Since I started growing the plant, it has been part of my routine to check on it ever so often. When I come back from work and just after I wake up, it’s intuitive. I remember that the plant needs its water and sunlight but according to instructions, it needs minimal amount of water. To me, it translated as minimal care and concern needed – which works out fine for me. This is the first ever time as an adult, taking care of a living thing and although a plant is different from an animal, to me, it’s all about effort and responsibility even though I didnt ask for it.

I have brothers keeping fishes in aquarium since ten years ago. I watched the initial enthusiasm diminishing everyday and I felt a little sad. And growing up, there were 101 things to do and taking care of fishes(only) just seems like too much work. It’s similar to having a child. Although I can safely conclude that a child is way much more work compared to a plant and pet. Commitment and responsibility are the keywords and I wasnt sure if I possess any or maybe if I wanted to be responsible for the life of another.

Growing this plant hits me that if I have what it takes if I am committed to. I have aspirations of blooming flowers even as I cut up the bag to reveal the soil. Dreams of perhaps eventually planting into a proper garden took shape as I poured in the seeds. Making sure no overcrowding was in my mind as the tiny grains fell onto the soil. A tad too much water went into the soil due to the lack of my control in dripping in the water. And I was worried about them even though they have not even taken shape.

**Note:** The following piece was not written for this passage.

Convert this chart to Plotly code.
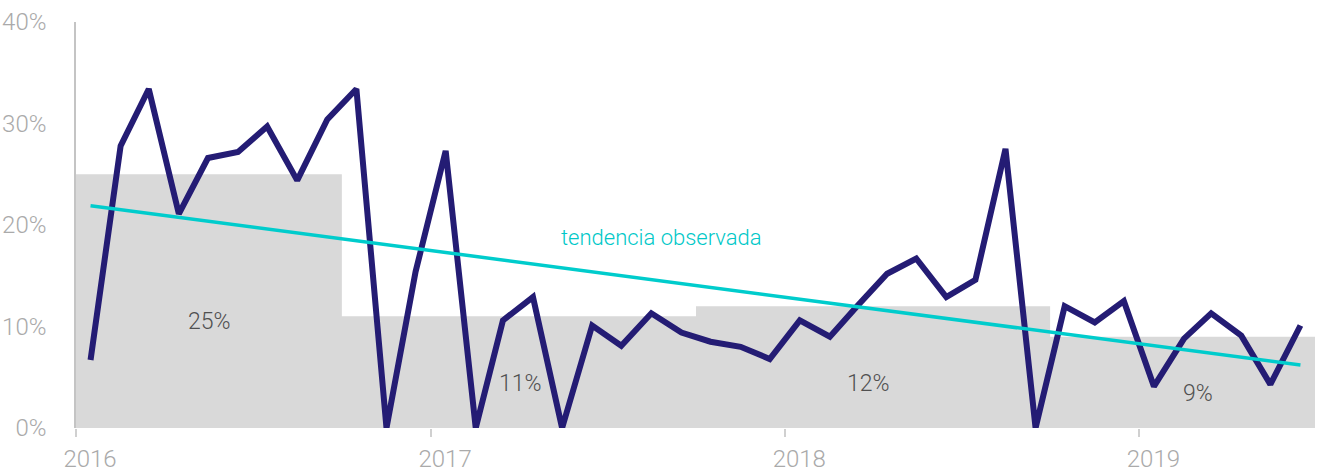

The first picture above was taken as I set it up next to the window ledge in my bedroom, making sure it has sufficient sunlight. Everyday, I diligently tended to it. Was it hard work? No, it was not. Anxiety did enter my mind when I saw nothing after a week. It became a natural routine of giving the living thing some attention every day. To be precise,twice daily.

My tender care was finally reciprocated upon the appearance of exactly two sprouts at the end of the second week. The start of a deepening relationship,pay-off of my efforts.